One of the biggest challenges in DeFi isn’t coding smart contracts or moving tokens around it’s getting accurate, trustworthy data from the outside world onto the blockchain. Prices of assets like Bitcoin, Ethereum, or even stocks and commodities move by the millisecond. If a DeFi app is working with old or wrong prices, the results can be disastrous unfair liquidations, broken trades, and massive losses.
That’s where Pyth Network comes in.
Instead of relying on third-party middlemen, Pyth is a first-party oracle. That means financial institutions, exchanges, and market makers the people closest to the data publish their prices directly to the network. Pyth then aggregates all those inputs, smooths them into a single reliable feed, and makes them available on-chain for anyone to use.
Think of it as a live data pipeline straight from Wall Street and major crypto exchanges into DeFi.
Why Pyth Exists
Before Pyth, most oracles were built around a middleman model. Data providers would send info to nodes, those nodes would post it on-chain, and smart contracts would consume it. It worked, but it added extra layers more cost, more latency, and more risk of manipulation.
Pyth flips that around. By cutting out the middle step, it offers:
Fresher data updates in sub-second timeframes.
Fewer trust assumptions you know exactly who the publishers are.
Transparency prices come with confidence intervals that show how certain the network is.
How It Works
Here’s the workflow in simple terms:
Publishers push data: Exchanges, trading firms, and market makers publish price updates directly to Pyth.
Aggregation: Pyth combines all those prices into one reliable number, plus a confidence band (e.g. “$30,000 ± $5”).
Pull model: Apps don’t pay for constant updates they don’t need. Instead, they “pull” data when required, making it cheaper and more efficient.
Cross-chain delivery: Thanks to relayers, Pyth prices can flow across dozens of chains from Solana to EVM networks and beyond.
Staking for honesty: Data publishers and delegators stake the PYTH token. If someone posts false or low-quality data, they can be slashed. This keeps incentives aligned.
The PYTH Token
Like most decentralized systems, Pyth uses a native token ($PYTH) to align incentives and govern the network.

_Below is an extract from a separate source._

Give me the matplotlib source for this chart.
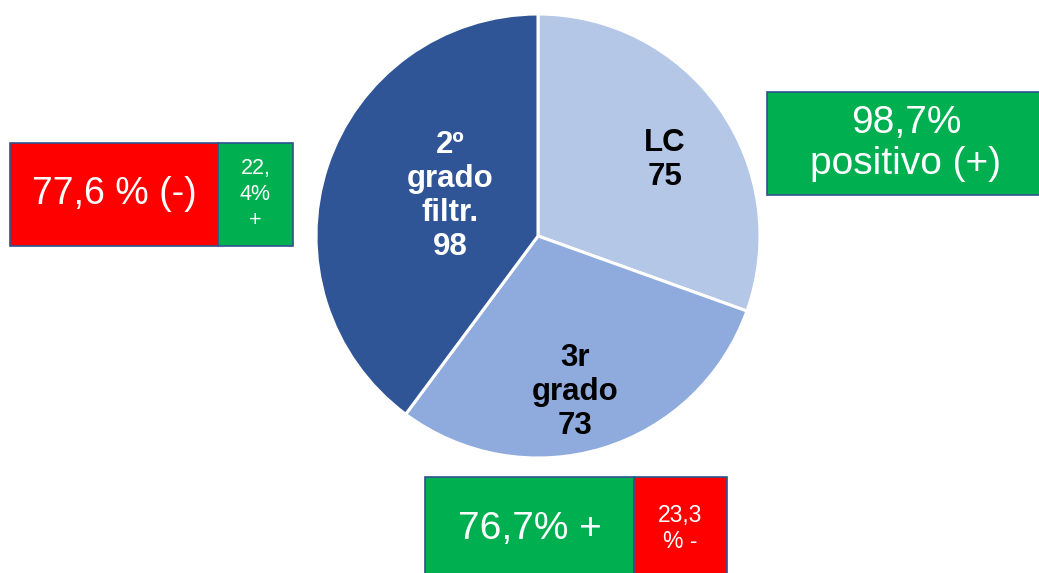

Supply: 10 billion total tokens.
Circulating supply at launch: ~1.5 billion (about 15%), with the rest vesting over several years.
Uses:
Staking for data integrity.
Governance through proposals (called PIPs).
Rewarding high-quality publishers and delegators.
Paying fees for premium data consumption.
To make governance practical, Pyth created multiple councils including a Pythian Council and a Price Feed Council that help oversee decisions, while the wider community can still vote on bigger protocol changes.
Adoption So Far
Pyth isn’t just an experiment. It’s already in use across DeFi.
90+ data publishers are contributing live feeds including top exchanges and financial firms.
Assets covered: crypto, equities, FX, and commodities.
Speed: Some feeds update every 300–400 milliseconds, making them suitable for lightning-fast markets like perpetual swaps and derivatives.
Cross-chain reach: Pyth data is available on dozens of blockchains, powering lending markets, DEXs, perps platforms, and more.
If you’re trading or borrowing on-chain, there’s a good chance Pyth is somewhere under the hood.
Strengths
First-party trust: Prices come straight from exchanges and institutions, not anonymous nodes.
Speed: Sub-second updates that make DeFi feel closer to traditional finance.
Transparency: Every feed shows how confident the network is in the data.
Cross-chain: One oracle, many blockchains.
Skin in the game: Publishers and stakers can be slashed for dishonesty.
Risks
Of course, no system is perfect. Some risks include:
Dependence on core infrastructure like Solana or cross-chain bridges (if they fail, data flow is interrupted).
Participation in governance: If only a few players vote, decisions may feel centralized.
Costs: Even with a pull model, updating feeds across many contracts can add up.
Regulation: Since Pyth works directly with financial institutions, compliance could become a factor.
The Road Ahead
Pyth isn’t slowing down. On the roadmap:
Ultra-low latency feeds (as fast as 1 millisecond).
More asset types from exotic crypto tokens to real-world equities and FX pairs.
Maturing governance with broader community involvement.
Deeper integrations across DeFi platforms and traditional finance bridges.
Pyth Network is tackling one of the toughest problems in blockchain how to bring real-world data on-chain reliably, quickly, and without unnecessary middlemen. By sourcing data directly from those who generate it, Pyth gives DeFi apps institutional-grade feeds with the speed and transparency they need.
Whether you’re a trader using a decentralized exchange, a borrower putting up collateral, or a developer building a new DeFi protocol, there’s a good chance Pyth will be part of the backbone that keeps things running smoothly.
It’s not just another oracle it’s a step toward making blockchains feel as real-time and reliable as the financial markets they’re meant to disrupt.